Endless thanks must be given to the women who were tied to railings, being sneered and being faked unnatural. Without the strong women of the past who stood up for woman's rights, we still may not have been allowed to vote, or have a seat in the House of Lords, or be recruited into armies, have women's football teams broadcasted on television! While perhaps the seats may still be unequal and the paycheques too, they may still show male football more frequently than women's and we cannot rewrite history to make the woman the first human to land on the moon, but we can all agree that equality has improved and is continuing to improve.

Laughter.

The human being is the only mammal who laughs, with the possible exception of the hyena. Laughter is a thing of wonder, its ability to diffuse tension, cements friendships, drives away demons, restores sanity, creates memories and bring back old ones. It gives the diaphragm a fine, inexpensive workout and can even make us cry with happiness. Always be grateful for our ability to laugh.

The night sky. 

The starry heavens above. What better to endlessly gaze upon.

Electricity. 

We had a power cut the other day, and the whole of our neighbourhood was wiped out of electricity for almost two days. We couldn't cook, boil the kettle, work at our computers, watch the television, keep warm or switch a light on. Electricity, you know, it's a bloody miracle.

Running water. 

I think you get the point with this one. But water, as simple as it is, is also a daily wonder. It's clean, clear, cold and with some snazzy taps we can even have hot water immediately... but water besides what water is, is there for us to use instantly. Instead of walking ten miles each morning carrying home a bucket of water on our heads because we don't have a tap - we are the lucky ones who can have it at the turn or twist. That is something we must be grateful for and we must also try to help everyone in the world have, as water is essential for not only good health but life as a whole.

Being alive. 

Simply being able to breathe is something to be celebrated daily. Your pulsing heart rate is delicate and not to be abused or forgotten. The dark ED bombed thoughts in your mind can be washed away with the colours of gratitude. Being grateful is all about being positive. Now finding and feeling positivity can be a very challenging task for a mental health/ed sufferer, but the more you encourage gratitude in your life, even just for the smallest of things, the more you will encourage positivity. (Another key to recovery).
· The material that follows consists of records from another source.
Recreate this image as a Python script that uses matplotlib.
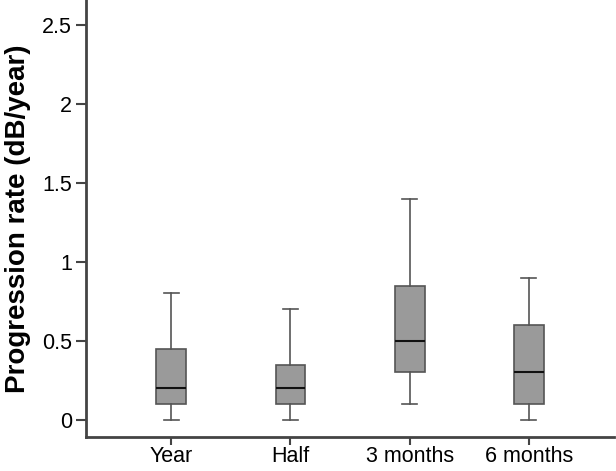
import matplotlib
matplotlib.use("Agg")
import matplotlib.pyplot as plt

plt.rcParams['font.family'] = ['Liberation Sans', 'DejaVu Sans']

groups = ['Year', 'Half', '3 months', '6 months']
whislo = [0.0, 0.0, 0.1, 0.0]
q1 = [0.1, 0.1, 0.3, 0.1]
med = [0.2, 0.2, 0.5, 0.3]
q3 = [0.45, 0.35, 0.85, 0.6]
whishi = [0.8, 0.7, 1.4, 0.9]

stats = []
for i in range(len(groups)):
    stats.append({'label': groups[i], 'whislo': whislo[i], 'q1': q1[i],
                  'med': med[i], 'q3': q3[i], 'whishi': whishi[i], 'fliers': []})

fig = plt.figure(figsize=(6.16, 4.71), dpi=100)
ax = fig.add_axes([0.1396, 0.072, 0.8574, 0.928])

edge = '#555555'
ax.bxp(stats, positions=[1, 2, 3, 4], widths=0.25, patch_artist=True,
       showfliers=False,
       boxprops=dict(facecolor='#9a9a9a', edgecolor=edge, linewidth=1.2),
       medianprops=dict(color='#111111', linewidth=1.5),
       whiskerprops=dict(color=edge, linewidth=1.2),
       capprops=dict(color=edge, linewidth=1.2))

ax.set_xlim(0.285, 4.715)
ax.set_ylim(-0.11, 2.66)
ax.set_yticks([0, 0.5, 1, 1.5, 2, 2.5])
ax.set_yticklabels(['0', '0.5', '1', '1.5', '2', '2.5'])
ax.set_xticks([1, 2, 3, 4])
ax.set_xticklabels(groups)

for s in ['top', 'right']:
    ax.spines[s].set_visible(False)
for s in ['left', 'bottom']:
    ax.spines[s].set_color('#444444')
    ax.spines[s].set_linewidth(2)

ax.tick_params(axis='both', colors='#444444', labelcolor='black',
               labelsize=15.5, length=7, width=1.5, direction='out', pad=3)
ax.tick_params(axis='x', length=6, pad=0.5)
ax.set_ylabel('Progression rate (dB/year)', fontsize=20, fontweight='bold',
              labelpad=8)

fig.savefig('out.png', dpi=100)
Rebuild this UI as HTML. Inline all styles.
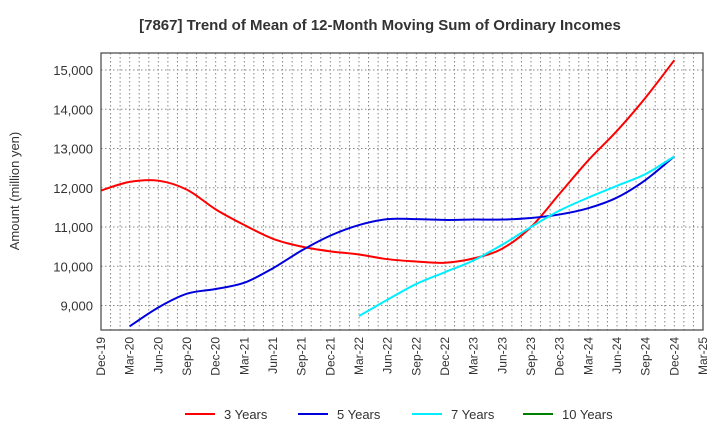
<!DOCTYPE html>
<html><head><meta charset="utf-8"><style>
body{margin:0;background:#fff;font-family:"Liberation Sans",Arial,sans-serif;}
svg text{font-family:"Liberation Sans",Arial,sans-serif;}
</style></head><body>
<svg id="c" width="720" height="440">
<text x="380" y="30" text-anchor="middle" font-size="15" font-weight="bold" fill="#333">[7867]  Trend of Mean of 12-Month Moving Sum of Ordinary Incomes</text>
<text transform="translate(19,191) rotate(-90)" text-anchor="middle" font-size="13" fill="#333">Amount (million yen)</text>
<g id="grid"></g><g id="series"></g><g id="axes"></g><g id="legend"></g>
</svg>
<script>
const xLabels=["Dec-19","Mar-20","Jun-20","Sep-20","Dec-20","Mar-21","Jun-21","Sep-21","Dec-21","Mar-22","Jun-22","Sep-22","Dec-22","Mar-23","Jun-23","Sep-23","Dec-23","Mar-24","Jun-24","Sep-24","Dec-24","Mar-25"];
const yTicks=[9000,10000,11000,12000,13000,14000,15000];
const s3=[11930,12150,12180,11950,11450,11050,10700,10500,10380,10300,10180,10120,10090,10200,10450,11000,11850,12700,13450,14300,15250];
const s5=[null,8470,8950,9300,9420,9580,9950,10400,10780,11050,11200,11200,11180,11190,11190,11230,11320,11480,11750,12200,12800];
const s7=[null,null,null,null,null,null,null,null,null,8730,9150,9550,9850,10150,10550,11000,11420,11750,12050,12350,12800];
const s10=[];
const L=101,R=703,T=53,B=330;
const X=i=>L+i*3*(R-L)/63;
const Y=v=>70+(15000-v)*0.03925;
const ns="http://www.w3.org/2000/svg";
function mk(tag,attrs,parent){const e=document.createElementNS(ns,tag);for(const k in attrs)e.setAttribute(k,attrs[k]);parent.appendChild(e);return e;}
const grid=document.getElementById('grid'),axes=document.getElementById('axes'),ser=document.getElementById('series'),leg=document.getElementById('legend');
for(let m=1;m<63;m++){const x=L+m*(R-L)/63;const g=mk('line',{x1:x,x2:x,y1:T,y2:B,stroke:'#888','stroke-dasharray':'1.5,2.5','stroke-width':1},grid);}
yTicks.forEach(v=>{const y=Y(v);const g=mk('line',{x1:L,x2:R,y1:y,y2:y,stroke:'#888','stroke-dasharray':'1.5,2.5'},grid);
const t=mk('text',{x:L-8,y:y+5,'text-anchor':'end','font-size':13,fill:'#333'},axes);t.textContent=v.toLocaleString('en-US');});
const fr=mk('rect',{x:L,y:T,width:R-L,height:B-T,fill:'none',stroke:'#444','stroke-width':1.2},axes);
xLabels.forEach((l,i)=>{const x=X(i);const t=mk('text',{transform:`translate(${x+4},${B+7}) rotate(-90)`,'text-anchor':'end','font-size':12,fill:'#333'},axes);t.textContent=l;});
function path(arr){const p=[];arr.forEach((v,i)=>{if(v!=null)p.push([X(i),Y(v)]);});if(p.length<2)return '';let d=`M${p[0][0]},${p[0][1]}`;
for(let i=0;i<p.length-1;i++){const p0=p[i-1]||p[i],p1=p[i],p2=p[i+1],p3=p[i+2]||p2;
d+=`C${p1[0]+(p2[0]-p0[0])/6},${p1[1]+(p2[1]-p0[1])/6} ${p2[0]-(p3[0]-p1[0])/6},${p2[1]-(p3[1]-p1[1])/6} ${p2[0]},${p2[1]}`;}return d;}
const series=[[s3,'#ff0000','3 Years','series-3-years'],[s5,'#0000dd','5 Years','series-5-years'],[s7,'#00eeff','7 Years','series-7-years'],[s10,'#008000','10 Years','series-10-years']];
const lx=[185,298,412,523];
series.forEach((s,k)=>{const d=path(s[0]);if(d){const e=mk('path',{d:d,fill:'none',stroke:s[1],'stroke-width':2},ser);}
const g=mk('g',{},leg);
mk('line',{x1:lx[k],x2:lx[k]+30,y1:414,y2:414,stroke:s[1],'stroke-width':2},g);
const t=mk('text',{x:lx[k]+39,y:419,'font-size':13,fill:'#333'},g);t.textContent=s[2];});
</script>
</body></html>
On the deeper side of being grateful for life, I am well aware that a large majority of ED/mental health sufferers express how they 'want themselves dead'. Many times I thought and spoke the words, "I want to die". At the time I meant this, I really did just want to vanish. I wanted to no longer be a 'burden' on my family, I no longer wanted to be 'nothing' and 'worthless', it was much easier to be dead, emotionless and numb. However only now I realise that in fact, I didn't want myself dead, I wanted my anorexia dead. It wasn't Margherita that I wanted to vanish, it was Ana I wanted to vanish and leave. I wanted it all to stop, I didn't want to be anorexic and ill anymore, I wanted the pain, the guilt, the hunger, the lies, the tricks and games that Ana played with me to be over. I wanted it to end, but she tricked my mind that it was my life that I wanted to end. But it wasn't, no matter the number of times I said "I want to die" the real truth was that I wanted to come back - I wanted Margherita to come home. Simply feeling grateful that Margherita was still there, alive and breathing behind the shadow of Ana was something to feel positive about. I was lost, but I wasn't gone, I am grateful that I didn't die and that I am breathing alone in my body now... Ana is gone. My pulse is mine and only mine.